Brief: Each line that follows should be printed again exactly as it stands.
>>
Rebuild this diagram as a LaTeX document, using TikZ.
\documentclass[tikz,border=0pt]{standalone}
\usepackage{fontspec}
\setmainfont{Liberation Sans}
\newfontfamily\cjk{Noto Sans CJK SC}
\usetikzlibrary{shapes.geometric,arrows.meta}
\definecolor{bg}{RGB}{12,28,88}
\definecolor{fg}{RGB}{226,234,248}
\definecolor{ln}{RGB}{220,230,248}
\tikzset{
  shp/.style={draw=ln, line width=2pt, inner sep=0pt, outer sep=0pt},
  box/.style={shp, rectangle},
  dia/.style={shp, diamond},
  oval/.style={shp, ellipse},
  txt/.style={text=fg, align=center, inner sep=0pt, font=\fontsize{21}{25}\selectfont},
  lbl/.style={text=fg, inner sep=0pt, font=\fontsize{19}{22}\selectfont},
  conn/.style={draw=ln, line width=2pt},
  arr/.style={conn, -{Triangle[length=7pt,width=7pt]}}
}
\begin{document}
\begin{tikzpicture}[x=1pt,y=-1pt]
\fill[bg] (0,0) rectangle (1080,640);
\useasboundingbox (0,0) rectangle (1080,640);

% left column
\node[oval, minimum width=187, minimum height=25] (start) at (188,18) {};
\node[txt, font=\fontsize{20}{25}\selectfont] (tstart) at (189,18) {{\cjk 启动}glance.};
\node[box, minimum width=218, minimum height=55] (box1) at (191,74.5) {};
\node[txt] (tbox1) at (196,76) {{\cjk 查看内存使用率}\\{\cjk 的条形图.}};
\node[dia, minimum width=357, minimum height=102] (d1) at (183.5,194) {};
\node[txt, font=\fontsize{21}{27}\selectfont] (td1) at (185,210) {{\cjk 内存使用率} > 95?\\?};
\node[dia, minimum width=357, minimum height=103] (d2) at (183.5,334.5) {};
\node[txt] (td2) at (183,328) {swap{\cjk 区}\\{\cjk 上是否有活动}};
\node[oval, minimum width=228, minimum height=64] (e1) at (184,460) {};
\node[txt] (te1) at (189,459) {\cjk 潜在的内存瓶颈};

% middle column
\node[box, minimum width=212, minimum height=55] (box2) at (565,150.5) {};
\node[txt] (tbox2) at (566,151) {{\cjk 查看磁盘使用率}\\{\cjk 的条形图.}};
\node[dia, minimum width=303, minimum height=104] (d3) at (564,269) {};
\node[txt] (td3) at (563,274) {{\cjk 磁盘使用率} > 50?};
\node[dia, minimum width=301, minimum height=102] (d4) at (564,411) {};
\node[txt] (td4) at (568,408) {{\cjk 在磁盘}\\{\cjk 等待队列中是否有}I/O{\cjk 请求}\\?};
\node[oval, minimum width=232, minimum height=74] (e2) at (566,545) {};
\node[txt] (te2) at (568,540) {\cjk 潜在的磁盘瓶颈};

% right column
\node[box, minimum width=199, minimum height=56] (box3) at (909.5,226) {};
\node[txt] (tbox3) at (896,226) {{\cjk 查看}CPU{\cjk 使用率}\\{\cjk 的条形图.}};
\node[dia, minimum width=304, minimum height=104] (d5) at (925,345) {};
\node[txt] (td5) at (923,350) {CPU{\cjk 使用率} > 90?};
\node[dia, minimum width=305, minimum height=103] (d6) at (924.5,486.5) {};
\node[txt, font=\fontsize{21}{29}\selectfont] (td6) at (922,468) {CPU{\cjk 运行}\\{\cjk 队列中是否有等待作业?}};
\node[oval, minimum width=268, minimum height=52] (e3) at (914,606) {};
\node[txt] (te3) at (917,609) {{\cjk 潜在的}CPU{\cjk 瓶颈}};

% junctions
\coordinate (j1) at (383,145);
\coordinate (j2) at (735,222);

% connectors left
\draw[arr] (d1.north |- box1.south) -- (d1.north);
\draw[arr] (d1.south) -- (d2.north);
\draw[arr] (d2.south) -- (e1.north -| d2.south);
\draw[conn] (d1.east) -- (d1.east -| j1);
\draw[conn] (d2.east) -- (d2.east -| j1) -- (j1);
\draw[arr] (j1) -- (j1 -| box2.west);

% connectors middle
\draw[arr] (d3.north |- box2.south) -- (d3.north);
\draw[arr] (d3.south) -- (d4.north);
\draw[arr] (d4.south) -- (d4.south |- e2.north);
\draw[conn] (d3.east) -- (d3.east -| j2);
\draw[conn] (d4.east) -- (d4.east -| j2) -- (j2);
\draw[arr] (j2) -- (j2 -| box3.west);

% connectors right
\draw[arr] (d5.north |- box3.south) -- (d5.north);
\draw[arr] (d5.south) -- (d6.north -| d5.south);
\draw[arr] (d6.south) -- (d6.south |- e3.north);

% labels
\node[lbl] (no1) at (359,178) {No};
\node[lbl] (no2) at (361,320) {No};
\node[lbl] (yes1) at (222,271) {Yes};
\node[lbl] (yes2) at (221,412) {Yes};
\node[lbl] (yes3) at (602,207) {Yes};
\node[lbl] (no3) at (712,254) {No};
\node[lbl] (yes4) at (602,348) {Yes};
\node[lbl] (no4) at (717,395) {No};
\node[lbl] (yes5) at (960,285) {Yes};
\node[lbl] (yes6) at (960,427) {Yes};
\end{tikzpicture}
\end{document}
<<
Exercise result:
Rebuild this diagram as a LaTeX document, using TikZ.
\documentclass[tikz,border=0pt]{standalone}
\usepackage{fontspec}
\setmainfont{Liberation Sans}
\newfontfamily\cjk{Noto Sans CJK SC}
\usetikzlibrary{shapes.geometric,arrows.meta}
\definecolor{bg}{RGB}{12,28,88}
\definecolor{fg}{RGB}{226,234,248}
\definecolor{ln}{RGB}{220,230,248}
\tikzset{
  shp/.style={draw=ln, line width=2pt, inner sep=0pt, outer sep=0pt},
  box/.style={shp, rectangle},
  dia/.style={shp, diamond},
  oval/.style={shp, ellipse},
  txt/.style={text=fg, align=center, inner sep=0pt, font=\fontsize{21}{25}\selectfont},
  lbl/.style={text=fg, inner sep=0pt, font=\fontsize{19}{22}\selectfont},
  conn/.style={draw=ln, line width=2pt},
  arr/.style={conn, -{Triangle[length=7pt,width=7pt]}}
}
\begin{document}
\begin{tikzpicture}[x=1pt,y=-1pt]
\fill[bg] (0,0) rectangle (1080,640);
\useasboundingbox (0,0) rectangle (1080,640);

% left column
\node[oval, minimum width=187, minimum height=25] (start) at (188,18) {};
\node[txt, font=\fontsize{20}{25}\selectfont] (tstart) at (189,18) {{\cjk 启动}glance.};
\node[box, minimum width=218, minimum height=55] (box1) at (191,74.5) {};
\node[txt] (tbox1) at (196,76) {{\cjk 查看内存使用率}\\{\cjk 的条形图.}};
\node[dia, minimum width=357, minimum height=102] (d1) at (183.5,194) {};
\node[txt, font=\fontsize{21}{27}\selectfont] (td1) at (185,210) {{\cjk 内存使用率} > 95?\\?};
\node[dia, minimum width=357, minimum height=103] (d2) at (183.5,334.5) {};
\node[txt] (td2) at (183,328) {swap{\cjk 区}\\{\cjk 上是否有活动}};
\node[oval, minimum width=228, minimum height=64] (e1) at (184,460) {};
\node[txt] (te1) at (189,459) {\cjk 潜在的内存瓶颈};

% middle column
\node[box, minimum width=212, minimum height=55] (box2) at (565,150.5) {};
\node[txt] (tbox2) at (566,151) {{\cjk 查看磁盘使用率}\\{\cjk 的条形图.}};
\node[dia, minimum width=303, minimum height=104] (d3) at (564,269) {};
\node[txt] (td3) at (563,274) {{\cjk 磁盘使用率} > 50?};
\node[dia, minimum width=301, minimum height=102] (d4) at (564,411) {};
\node[txt] (td4) at (568,408) {{\cjk 在磁盘}\\{\cjk 等待队列中是否有}I/O{\cjk 请求}\\?};
\node[oval, minimum width=232, minimum height=74] (e2) at (566,545) {};
\node[txt] (te2) at (568,540) {\cjk 潜在的磁盘瓶颈};

% right column
\node[box, minimum width=199, minimum height=56] (box3) at (909.5,226) {};
\node[txt] (tbox3) at (896,226) {{\cjk 查看}CPU{\cjk 使用率}\\{\cjk 的条形图.}};
\node[dia, minimum width=304, minimum height=104] (d5) at (925,345) {};
\node[txt] (td5) at (923,350) {CPU{\cjk 使用率} > 90?};
\node[dia, minimum width=305, minimum height=103] (d6) at (924.5,486.5) {};
\node[txt, font=\fontsize{21}{29}\selectfont] (td6) at (922,468) {CPU{\cjk 运行}\\{\cjk 队列中是否有等待作业?}};
\node[oval, minimum width=268, minimum height=52] (e3) at (914,606) {};
\node[txt] (te3) at (917,609) {{\cjk 潜在的}CPU{\cjk 瓶颈}};

% junctions
\coordinate (j1) at (383,145);
\coordinate (j2) at (735,222);

% connectors left
\draw[arr] (d1.north |- box1.south) -- (d1.north);
\draw[arr] (d1.south) -- (d2.north);
\draw[arr] (d2.south) -- (e1.north -| d2.south);
\draw[conn] (d1.east) -- (d1.east -| j1);
\draw[conn] (d2.east) -- (d2.east -| j1) -- (j1);
\draw[arr] (j1) -- (j1 -| box2.west);

% connectors middle
\draw[arr] (d3.north |- box2.south) -- (d3.north);
\draw[arr] (d3.south) -- (d4.north);
\draw[arr] (d4.south) -- (d4.south |- e2.north);
\draw[conn] (d3.east) -- (d3.east -| j2);
\draw[conn] (d4.east) -- (d4.east -| j2) -- (j2);
\draw[arr] (j2) -- (j2 -| box3.west);

% connectors right
\draw[arr] (d5.north |- box3.south) -- (d5.north);
\draw[arr] (d5.south) -- (d6.north -| d5.south);
\draw[arr] (d6.south) -- (d6.south |- e3.north);

% labels
\node[lbl] (no1) at (359,178) {No};
\node[lbl] (no2) at (361,320) {No};
\node[lbl] (yes1) at (222,271) {Yes};
\node[lbl] (yes2) at (221,412) {Yes};
\node[lbl] (yes3) at (602,207) {Yes};
\node[lbl] (no3) at (712,254) {No};
\node[lbl] (yes4) at (602,348) {Yes};
\node[lbl] (no4) at (717,395) {No};
\node[lbl] (yes5) at (960,285) {Yes};
\node[lbl] (yes6) at (960,427) {Yes};
\end{tikzpicture}
\end{document}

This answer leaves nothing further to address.